→ Set task:
Produce nothing but an exact copy of the lines from the one containing "Clone this chart in matplotlib." through the one containing "Y_TICKS = [0, 5, 10, 15, 20]", and do not carry over pictures.

→ Records shown:
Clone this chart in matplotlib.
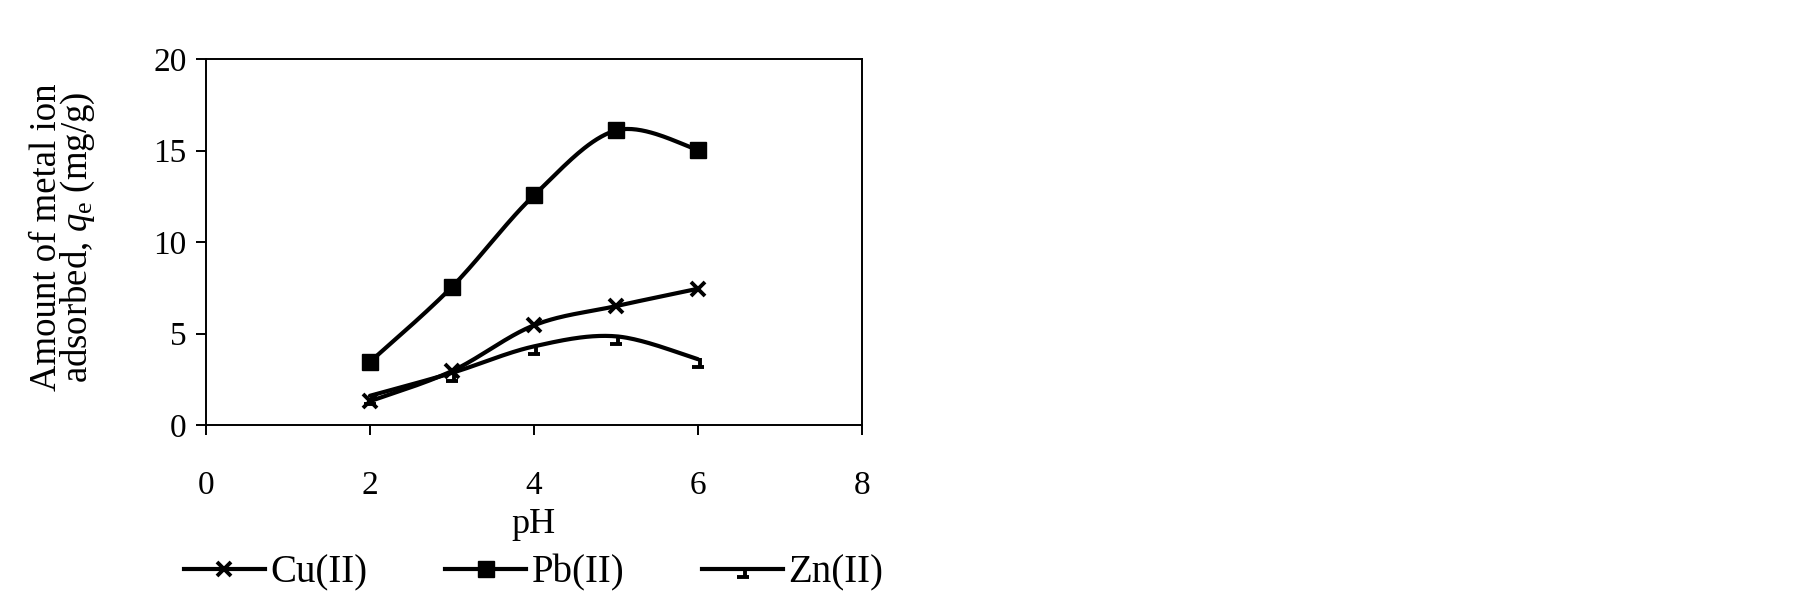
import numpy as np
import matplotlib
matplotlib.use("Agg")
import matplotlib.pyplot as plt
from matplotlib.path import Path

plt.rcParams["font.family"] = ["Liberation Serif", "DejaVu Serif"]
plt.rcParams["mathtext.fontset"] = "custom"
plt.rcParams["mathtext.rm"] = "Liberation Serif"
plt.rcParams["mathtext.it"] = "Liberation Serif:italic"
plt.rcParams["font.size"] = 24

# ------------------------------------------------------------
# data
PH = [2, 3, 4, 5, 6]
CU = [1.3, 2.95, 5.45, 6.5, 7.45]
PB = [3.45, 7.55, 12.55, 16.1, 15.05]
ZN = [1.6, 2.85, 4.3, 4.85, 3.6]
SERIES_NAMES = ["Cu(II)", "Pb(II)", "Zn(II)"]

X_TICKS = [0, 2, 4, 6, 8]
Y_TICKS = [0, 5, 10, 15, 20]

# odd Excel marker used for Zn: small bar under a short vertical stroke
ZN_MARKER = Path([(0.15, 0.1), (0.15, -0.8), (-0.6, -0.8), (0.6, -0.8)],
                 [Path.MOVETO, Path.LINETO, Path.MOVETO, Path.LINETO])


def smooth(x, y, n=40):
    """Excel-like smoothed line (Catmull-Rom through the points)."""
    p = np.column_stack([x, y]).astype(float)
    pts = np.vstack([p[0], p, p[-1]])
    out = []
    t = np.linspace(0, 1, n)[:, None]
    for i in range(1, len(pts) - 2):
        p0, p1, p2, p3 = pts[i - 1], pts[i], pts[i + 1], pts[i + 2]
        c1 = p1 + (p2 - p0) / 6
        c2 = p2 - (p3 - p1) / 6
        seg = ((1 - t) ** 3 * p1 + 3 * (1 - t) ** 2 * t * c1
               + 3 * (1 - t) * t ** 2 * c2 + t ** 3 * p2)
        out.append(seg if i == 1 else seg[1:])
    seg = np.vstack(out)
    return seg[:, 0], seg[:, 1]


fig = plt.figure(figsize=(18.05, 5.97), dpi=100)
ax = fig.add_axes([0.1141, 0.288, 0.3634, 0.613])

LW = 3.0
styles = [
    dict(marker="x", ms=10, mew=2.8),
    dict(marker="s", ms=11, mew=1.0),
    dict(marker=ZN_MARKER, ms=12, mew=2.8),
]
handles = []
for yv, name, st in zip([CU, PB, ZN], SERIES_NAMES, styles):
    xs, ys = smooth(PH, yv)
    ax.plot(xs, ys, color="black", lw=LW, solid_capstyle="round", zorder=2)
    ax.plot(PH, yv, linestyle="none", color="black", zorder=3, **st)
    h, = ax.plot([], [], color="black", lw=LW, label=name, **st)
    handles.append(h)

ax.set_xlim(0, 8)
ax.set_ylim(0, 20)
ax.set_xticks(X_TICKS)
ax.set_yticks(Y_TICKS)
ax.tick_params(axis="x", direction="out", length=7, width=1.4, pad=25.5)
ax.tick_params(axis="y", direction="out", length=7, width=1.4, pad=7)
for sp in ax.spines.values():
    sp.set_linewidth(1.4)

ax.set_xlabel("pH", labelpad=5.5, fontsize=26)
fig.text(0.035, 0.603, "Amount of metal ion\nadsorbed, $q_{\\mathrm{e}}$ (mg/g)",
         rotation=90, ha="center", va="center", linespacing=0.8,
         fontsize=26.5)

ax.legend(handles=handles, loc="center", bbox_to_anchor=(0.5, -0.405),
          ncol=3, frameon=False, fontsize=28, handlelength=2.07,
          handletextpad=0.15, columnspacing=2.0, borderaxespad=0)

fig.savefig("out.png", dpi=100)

--

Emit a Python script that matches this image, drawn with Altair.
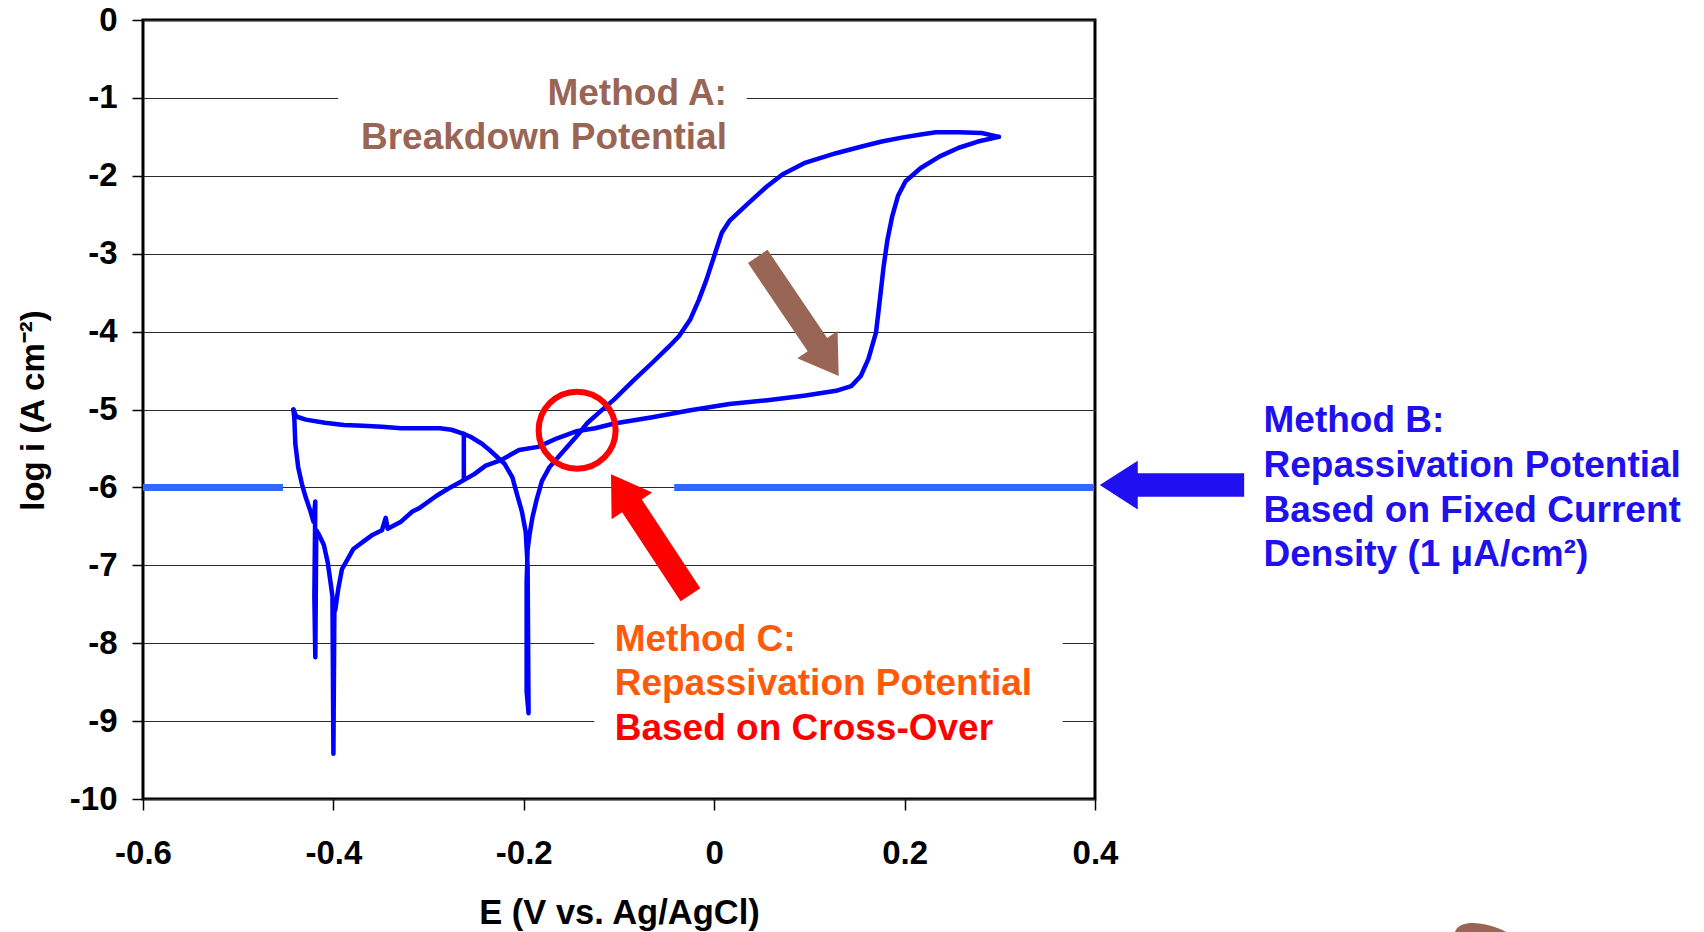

--

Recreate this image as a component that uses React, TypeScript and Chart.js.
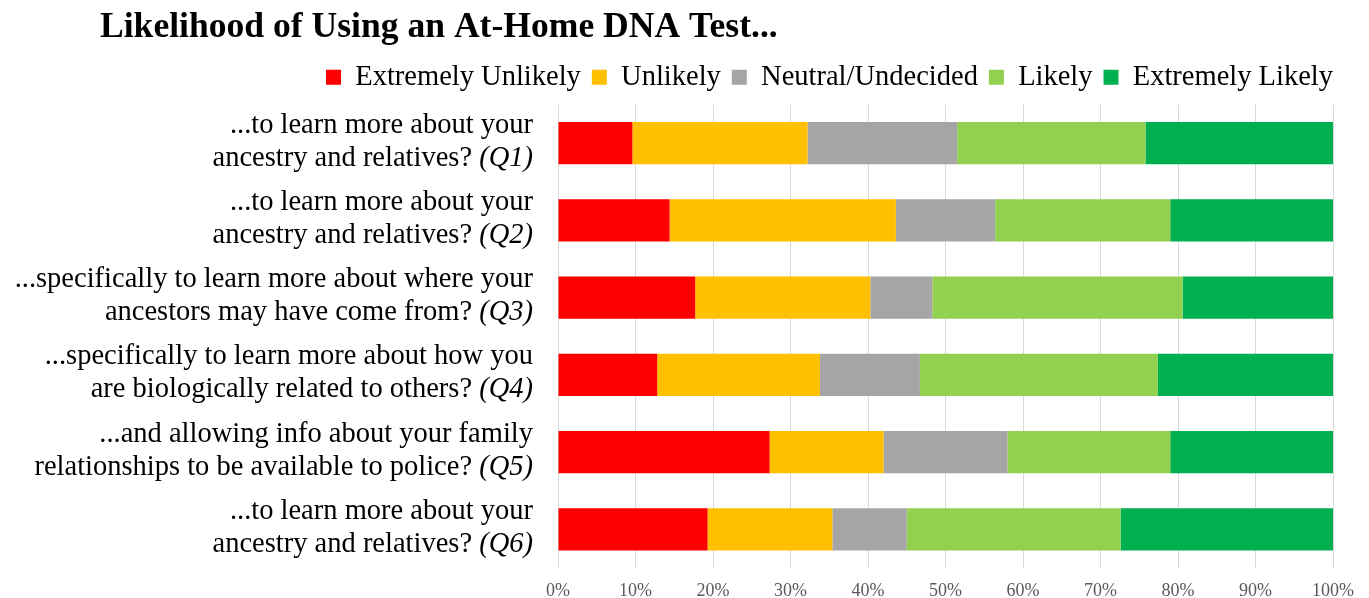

→ Full response:
Clone this chart in matplotlib.
import numpy as np
import matplotlib
matplotlib.use("Agg")
import matplotlib.pyplot as plt
from matplotlib.path import Path

plt.rcParams["font.family"] = ["Liberation Serif", "DejaVu Serif"]
plt.rcParams["mathtext.fontset"] = "custom"
plt.rcParams["mathtext.rm"] = "Liberation Serif"
plt.rcParams["mathtext.it"] = "Liberation Serif:italic"
plt.rcParams["font.size"] = 24

# ------------------------------------------------------------
# data
PH = [2, 3, 4, 5, 6]
CU = [1.3, 2.95, 5.45, 6.5, 7.45]
PB = [3.45, 7.55, 12.55, 16.1, 15.05]
ZN = [1.6, 2.85, 4.3, 4.85, 3.6]
SERIES_NAMES = ["Cu(II)", "Pb(II)", "Zn(II)"]

X_TICKS = [0, 2, 4, 6, 8]
Y_TICKS = [0, 5, 10, 15, 20]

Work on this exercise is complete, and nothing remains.